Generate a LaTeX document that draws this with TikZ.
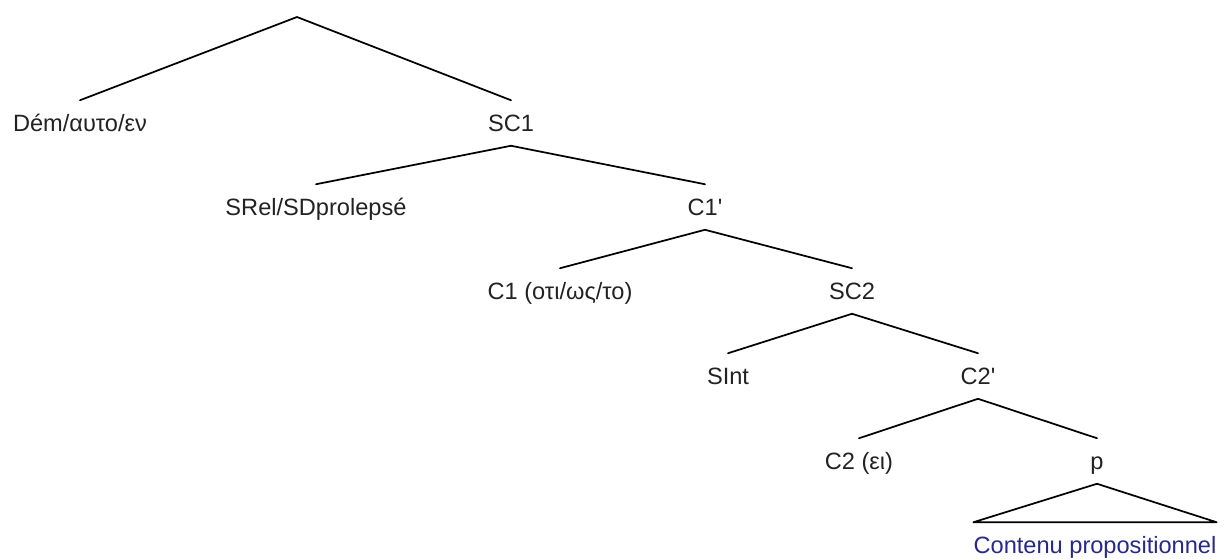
\documentclass[tikz,border=0pt]{standalone}
\usepackage{fontspec}
\setmainfont{Liberation Sans}[Ligatures=TeXOff]
\definecolor{txt}{RGB}{34,34,34}
\definecolor{blu}{RGB}{40,40,140}
\tikzset{
  lbl/.style={inner xsep=1pt, inner ysep=0pt, text height=12.7pt, text depth=0pt,
              minimum height=33.75pt, text=txt, font=\fontsize{17.7}{20}\selectfont},
  edge/.style={draw=black, line width=1.3pt, line cap=round, line join=round}
}
\begin{document}
\begin{tikzpicture}[x=0.75pt, y=-0.75pt]
\useasboundingbox (0,0) rectangle (1225,558);
\coordinate (root) at (297,17);
\node[lbl] (dem) at (80,123) {Dém/αυτο/εν};
\node[lbl] (sc1) at (511,123) {SC1};
\node[lbl] (srel) at (316,207) {SRel/SDprolepsé};
\node[lbl] (c1b) at (705,207) {C1'};
\node[lbl] (c1) at (560,291) {C1 (οτι/ως/το)};
\node[lbl] (sc2) at (852,291) {SC2};
\node[lbl] (sint) at (728,376) {SInt};
\node[lbl] (c2b) at (978,376) {C2'};
\node[lbl] (c2) at (859,461) {C2 (ει)};
\node[lbl] (p) at (1097,461) {p};
\node[lbl, text=blu, inner xsep=0pt] (cont) at (1095,545) {Contenu propositionnel};
\draw[edge] (dem.north) -- (root) -- (sc1.north);
\draw[edge] (srel.north) -- (sc1.south) -- (c1b.north);
\draw[edge] (c1.north) -- (c1b.south) -- (sc2.north);
\draw[edge] (sint.north) -- (sc2.south) -- (c2b.north);
\draw[edge] (c2.north) -- (c2b.south) -- (p.north);
\draw[edge] (p.south) -- (cont.north east) -- (cont.north west) -- cycle;
\end{tikzpicture}
\end{document}
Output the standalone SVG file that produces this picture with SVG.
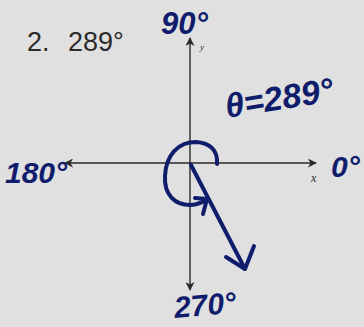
<svg xmlns="http://www.w3.org/2000/svg" width="364" height="327" viewBox="0 0 364 327">
<style>
.axis{stroke:#2a2a2a;stroke-width:1.4;fill:none}
.ink{stroke:#101c6c;stroke-width:4;fill:none;stroke-linecap:round;stroke-linejoin:round}
.hand{font-family:"Liberation Sans",Arial,sans-serif;font-weight:bold;font-style:italic;fill:#101c6c}
.print{font-family:"Liberation Sans",Arial,sans-serif;fill:#2b2b2b}
.lbl{font-family:"Liberation Serif",serif;font-style:italic;fill:#2b2b2b}
</style>
<defs>
<marker id="ah" viewBox="0 0 10 10" refX="9" refY="5" markerWidth="9" markerHeight="9" markerUnits="userSpaceOnUse" orient="auto">
<path d="M0,0 L10,5 L0,10 L3,5 Z" fill="#2a2a2a"/>
</marker>
</defs>
<rect width="364" height="327" fill="#e0e0e0"/>
<g id="connectors">
<line class="axis" x1="190" y1="163" x2="190" y2="38" marker-end="url(#ah)"/>
<line class="axis" x1="190" y1="163" x2="190" y2="290" marker-end="url(#ah)"/>
<line class="axis" x1="190" y1="163" x2="316" y2="163" marker-end="url(#ah)"/>
<line class="axis" x1="190" y1="163" x2="65" y2="163" marker-end="url(#ah)"/>
<path class="ink" d="M217,164 C218,150 210,143 196,142 C178,142 166,155 165,176 C164,195 175,205 190,205 C197,205 202,202 207,200"/>
<path class="ink" d="M195,198 L207,199 L203,214"/>
<path class="ink" d="M191,165 L245,269"/>
<path class="ink" d="M226,257 L245,269 L254,246"/>
</g>
<g id="title"><text class="print" x="27" y="51" font-size="27">2. <tspan x="68">289°</tspan></text></g>
<g id="label-x"><text class="lbl" x="311" y="182" font-size="12">x</text></g>
<g id="label-y"><text class="lbl" x="200" y="50" font-size="9">y</text></g>
<g id="label-90"><text class="hand" x="161" y="34" font-size="31">90°</text></g>
<g id="label-theta"><text class="hand" x="227" y="118" font-size="34" transform="rotate(-9 227 118)">θ=289°</text></g>
<g id="label-180"><text class="hand" x="5" y="183" font-size="30">180°</text></g>
<g id="label-0"><text class="hand" x="331" y="177" font-size="30">0°</text></g>
<g id="label-270"><text class="hand" x="175" y="318" font-size="30" transform="rotate(-5 175 318)">270°</text></g>
</svg>
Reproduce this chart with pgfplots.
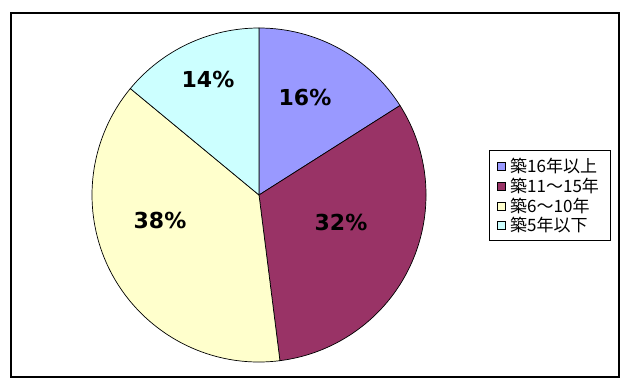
\documentclass[border=0pt]{standalone}
\usepackage{pgfplots}
\pgfplotsset{compat=1.18}
\usepackage{pgfplotstable}
\usepackage{fontspec}
\setmainfont{DejaVu Sans}
\newfontfamily\jp{Noto Sans CJK JP}
\definecolor{cA}{HTML}{9999FF}
\definecolor{cB}{HTML}{993366}
\definecolor{cC}{HTML}{FFFFCC}
\definecolor{cD}{HTML}{CCFFFF}
\pgfplotstableread{
value color lx ly ry
16 cA 305 97 166
32 cB 341 222 186
38 cC 160 220 206
14 cD 208 79 225.5
}\piedata
\begin{document}
\begin{tikzpicture}
\begin{axis}[
  x={(1pt,0)}, y={(0,-1pt)},
  xmin=0, xmax=629, ymin=0, ymax=390,
  hide axis, clip=false,
]
\fill[white] (axis cs:0,0) rectangle (axis cs:629,390);
\draw[black, line width=1.4pt] (axis cs:11,13) rectangle (axis cs:619,377);
\xdef\cum{0}
\pgfplotsinvokeforeach{0,1,2,3}{
  \pgfplotstablegetelem{#1}{value}\of\piedata \let\val\pgfplotsretval
  \pgfplotstablegetelem{#1}{color}\of\piedata \let\col\pgfplotsretval
  \pgfplotstablegetelem{#1}{lx}\of\piedata \let\lx\pgfplotsretval
  \pgfplotstablegetelem{#1}{ly}\of\piedata \let\ly\pgfplotsretval
  \pgfmathsetmacro\sa{90-3.6*\cum}
  \pgfmathsetmacro\ea{90-3.6*(\cum+\val)}
  \edef\tmp{\noexpand\filldraw[fill=\col, draw=black, line width=0.7pt] (axis cs:259,195) -- ++(\sa:167pt) arc[start angle=\sa, end angle=\ea, radius=167pt] -- cycle;
    \noexpand\node[font=\noexpand\bfseries\noexpand\fontsize{22}{26}\noexpand\selectfont, text=black] at (axis cs:\lx,\ly) {\val\noexpand\%};}
  \tmp
  \pgfmathsetmacro\nc{\cum+\val}
  \xdef\cum{\nc}
}
% legend
\draw[black, line width=0.8pt] (axis cs:489,150) rectangle (axis cs:610,240);
\pgfplotsinvokeforeach{0,1,2,3}{
  \pgfplotstablegetelem{#1}{color}\of\piedata \let\col\pgfplotsretval
  \pgfplotstablegetelem{#1}{ry}\of\piedata \let\ry\pgfplotsretval
  \edef\tmp{\noexpand\filldraw[fill=\col, draw=black, line width=0.6pt] (axis cs:497,\ry-4) rectangle (axis cs:505,\ry+4);}
  \tmp
}
\node[anchor=west, inner sep=0pt, font=\jp\fontsize{17}{20}\selectfont] at (axis cs:510,166) {築16年以上};
\node[anchor=west, inner sep=0pt, font=\jp\fontsize{17}{20}\selectfont] at (axis cs:510,186) {築11～15年};
\node[anchor=west, inner sep=0pt, font=\jp\fontsize{17}{20}\selectfont] at (axis cs:510,206) {築6～10年};
\node[anchor=west, inner sep=0pt, font=\jp\fontsize{17}{20}\selectfont] at (axis cs:510,225.5) {築5年以下};
\end{axis}
\end{tikzpicture}
\end{document}
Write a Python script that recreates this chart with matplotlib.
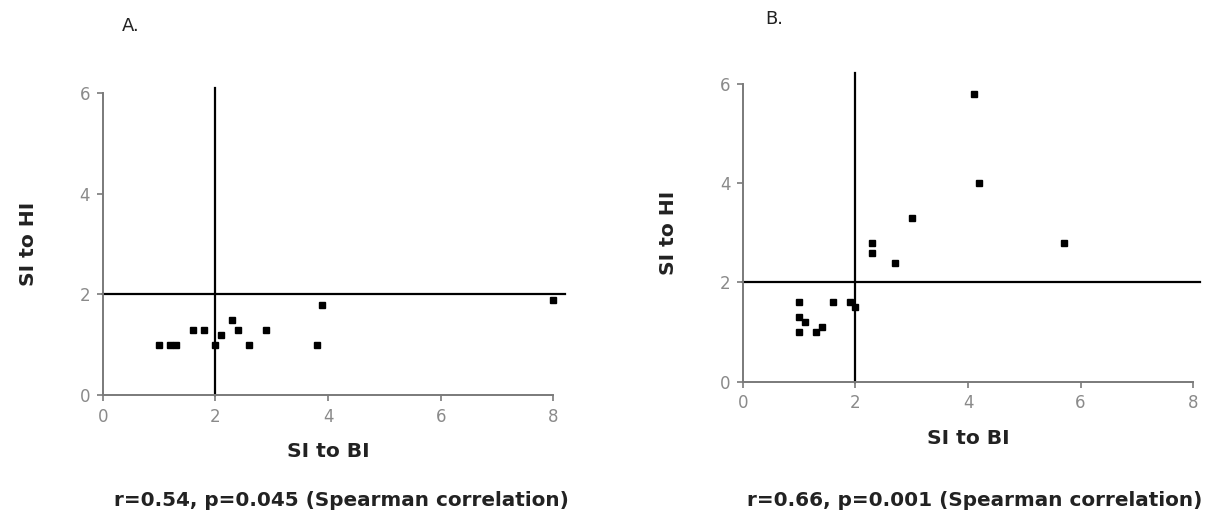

**Exercise details:**
Transcribe all entries above exactly. Drop the pictures.

**Solved exercise:**
Generate a LaTeX document that draws this with TikZ.
\documentclass[tikz,border=0pt]{standalone}
\usepackage{fontspec}
\setmainfont{Liberation Sans}[Ligatures=TeXOff]
\definecolor{txt}{RGB}{34,34,34}
\definecolor{blu}{RGB}{40,40,140}
\tikzset{
  lbl/.style={inner xsep=1pt, inner ysep=0pt, text height=12.7pt, text depth=0pt,
              minimum height=33.75pt, text=txt, font=\fontsize{17.7}{20}\selectfont},
  edge/.style={draw=black, line width=1.3pt, line cap=round, line join=round}
}
\begin{document}
\begin{tikzpicture}[x=0.75pt, y=-0.75pt]
\useasboundingbox (0,0) rectangle (1225,558);
\coordinate (root) at (297,17);
\node[lbl] (dem) at (80,123) {Dém/αυτο/εν};
\node[lbl] (sc1) at (511,123) {SC1};
\node[lbl] (srel) at (316,207) {SRel/SDprolepsé};
\node[lbl] (c1b) at (705,207) {C1'};
\node[lbl] (c1) at (560,291) {C1 (οτι/ως/το)};
\node[lbl] (sc2) at (852,291) {SC2};
\node[lbl] (sint) at (728,376) {SInt};
\node[lbl] (c2b) at (978,376) {C2'};
\node[lbl] (c2) at (859,461) {C2 (ει)};
\node[lbl] (p) at (1097,461) {p};
\node[lbl, text=blu, inner xsep=0pt] (cont) at (1095,545) {Contenu propositionnel};
\draw[edge] (dem.north) -- (root) -- (sc1.north);
\draw[edge] (srel.north) -- (sc1.south) -- (c1b.north);
\draw[edge] (c1.north) -- (c1b.south) -- (sc2.north);
\draw[edge] (sint.north) -- (sc2.south) -- (c2b.north);
\draw[edge] (c2.north) -- (c2b.south) -- (p.north);
\draw[edge] (p.south) -- (cont.north east) -- (cont.north west) -- cycle;
\end{tikzpicture}
\end{document}
Output the standalone SVG file that produces this picture with SVG.
<svg xmlns="http://www.w3.org/2000/svg" width="364" height="327" viewBox="0 0 364 327">
<style>
.axis{stroke:#2a2a2a;stroke-width:1.4;fill:none}
.ink{stroke:#101c6c;stroke-width:4;fill:none;stroke-linecap:round;stroke-linejoin:round}
.hand{font-family:"Liberation Sans",Arial,sans-serif;font-weight:bold;font-style:italic;fill:#101c6c}
.print{font-family:"Liberation Sans",Arial,sans-serif;fill:#2b2b2b}
.lbl{font-family:"Liberation Serif",serif;font-style:italic;fill:#2b2b2b}
</style>
<defs>
<marker id="ah" viewBox="0 0 10 10" refX="9" refY="5" markerWidth="9" markerHeight="9" markerUnits="userSpaceOnUse" orient="auto">
<path d="M0,0 L10,5 L0,10 L3,5 Z" fill="#2a2a2a"/>
</marker>
</defs>
<rect width="364" height="327" fill="#e0e0e0"/>
<g id="connectors">
<line class="axis" x1="190" y1="163" x2="190" y2="38" marker-end="url(#ah)"/>
<line class="axis" x1="190" y1="163" x2="190" y2="290" marker-end="url(#ah)"/>
<line class="axis" x1="190" y1="163" x2="316" y2="163" marker-end="url(#ah)"/>
<line class="axis" x1="190" y1="163" x2="65" y2="163" marker-end="url(#ah)"/>
<path class="ink" d="M217,164 C218,150 210,143 196,142 C178,142 166,155 165,176 C164,195 175,205 190,205 C197,205 202,202 207,200"/>
<path class="ink" d="M195,198 L207,199 L203,214"/>
<path class="ink" d="M191,165 L245,269"/>
<path class="ink" d="M226,257 L245,269 L254,246"/>
</g>
<g id="title"><text class="print" x="27" y="51" font-size="27">2. <tspan x="68">289°</tspan></text></g>
<g id="label-x"><text class="lbl" x="311" y="182" font-size="12">x</text></g>
<g id="label-y"><text class="lbl" x="200" y="50" font-size="9">y</text></g>
<g id="label-90"><text class="hand" x="161" y="34" font-size="31">90°</text></g>
<g id="label-theta"><text class="hand" x="227" y="118" font-size="34" transform="rotate(-9 227 118)">θ=289°</text></g>
<g id="label-180"><text class="hand" x="5" y="183" font-size="30">180°</text></g>
<g id="label-0"><text class="hand" x="331" y="177" font-size="30">0°</text></g>
<g id="label-270"><text class="hand" x="175" y="318" font-size="30" transform="rotate(-5 175 318)">270°</text></g>
</svg>
Reproduce this chart with pgfplots.
\documentclass[border=0pt]{standalone}
\usepackage{pgfplots}
\pgfplotsset{compat=1.18}
\usepackage{pgfplotstable}
\usepackage{fontspec}
\setmainfont{DejaVu Sans}
\newfontfamily\jp{Noto Sans CJK JP}
\definecolor{cA}{HTML}{9999FF}
\definecolor{cB}{HTML}{993366}
\definecolor{cC}{HTML}{FFFFCC}
\definecolor{cD}{HTML}{CCFFFF}
\pgfplotstableread{
value color lx ly ry
16 cA 305 97 166
32 cB 341 222 186
38 cC 160 220 206
14 cD 208 79 225.5
}\piedata
\begin{document}
\begin{tikzpicture}
\begin{axis}[
  x={(1pt,0)}, y={(0,-1pt)},
  xmin=0, xmax=629, ymin=0, ymax=390,
  hide axis, clip=false,
]
\fill[white] (axis cs:0,0) rectangle (axis cs:629,390);
\draw[black, line width=1.4pt] (axis cs:11,13) rectangle (axis cs:619,377);
\xdef\cum{0}
\pgfplotsinvokeforeach{0,1,2,3}{
  \pgfplotstablegetelem{#1}{value}\of\piedata \let\val\pgfplotsretval
  \pgfplotstablegetelem{#1}{color}\of\piedata \let\col\pgfplotsretval
  \pgfplotstablegetelem{#1}{lx}\of\piedata \let\lx\pgfplotsretval
  \pgfplotstablegetelem{#1}{ly}\of\piedata \let\ly\pgfplotsretval
  \pgfmathsetmacro\sa{90-3.6*\cum}
  \pgfmathsetmacro\ea{90-3.6*(\cum+\val)}
  \edef\tmp{\noexpand\filldraw[fill=\col, draw=black, line width=0.7pt] (axis cs:259,195) -- ++(\sa:167pt) arc[start angle=\sa, end angle=\ea, radius=167pt] -- cycle;
    \noexpand\node[font=\noexpand\bfseries\noexpand\fontsize{22}{26}\noexpand\selectfont, text=black] at (axis cs:\lx,\ly) {\val\noexpand\%};}
  \tmp
  \pgfmathsetmacro\nc{\cum+\val}
  \xdef\cum{\nc}
}
% legend
\draw[black, line width=0.8pt] (axis cs:489,150) rectangle (axis cs:610,240);
\pgfplotsinvokeforeach{0,1,2,3}{
  \pgfplotstablegetelem{#1}{color}\of\piedata \let\col\pgfplotsretval
  \pgfplotstablegetelem{#1}{ry}\of\piedata \let\ry\pgfplotsretval
  \edef\tmp{\noexpand\filldraw[fill=\col, draw=black, line width=0.6pt] (axis cs:497,\ry-4) rectangle (axis cs:505,\ry+4);}
  \tmp
}
\node[anchor=west, inner sep=0pt, font=\jp\fontsize{17}{20}\selectfont] at (axis cs:510,166) {築16年以上};
\node[anchor=west, inner sep=0pt, font=\jp\fontsize{17}{20}\selectfont] at (axis cs:510,186) {築11～15年};
\node[anchor=west, inner sep=0pt, font=\jp\fontsize{17}{20}\selectfont] at (axis cs:510,206) {築6～10年};
\node[anchor=west, inner sep=0pt, font=\jp\fontsize{17}{20}\selectfont] at (axis cs:510,225.5) {築5年以下};
\end{axis}
\end{tikzpicture}
\end{document}
Write a Python script that recreates this chart with matplotlib.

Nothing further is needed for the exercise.